Shidemantle noted that while having lights on at night might not have too much of a negative effect on wildlife by itself, it becomes a problem the moment other environmental stressors such as garbage, parasites and disease come into the picture.

“The combination of light pollution with additional stressors may have negative impacts on amphibian populations,” Shidemantle added.

According to Shidemantle, a graduate student at SUNY Binghamton, she is now considering looking at how light pollution impacts other organisms in wetland ecosystems that amphibians such as frogs, newts, toads and salamanders might possibly interact with, citing examples such as damselfly larvae, which are known to prey on tadpoles.

Are amphibians dying out?

The SUNY Binghamton research is the latest in a series of studies investigating the current decline in the number of amphibians and the factors contributing to it.

According to a study published in the journal Current Biology, an estimated 2,000 amphibian species are in danger of extinction. This includes noted species such as the Chinese giant salamander (Andrias davidianus), the Santander poison frog (Andinobates virolinensis), the golden poison frog (Phyllobates terribilis) and the Alabama waterdog (Necturus alabamensis).
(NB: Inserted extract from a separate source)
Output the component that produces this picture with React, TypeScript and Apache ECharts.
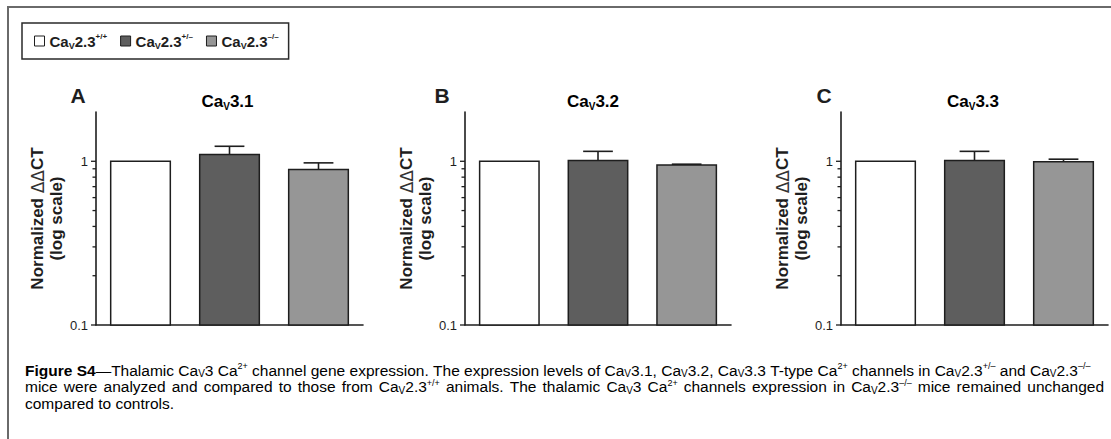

The cause of the decline, according to experts, is a deadly cocktail of habitat destruction from urbanization and farming, deforestation, overcollection for the pet and wildlife trade and the spread of a deadly fungal disease called chytridiomycosis, which has been observed to corrode amphibian flesh.

“It is critical to understand how humans impact wildlife so that we can make more responsible decisions about how we proceed with activities such as urbanization and construction,” Shidemantle said.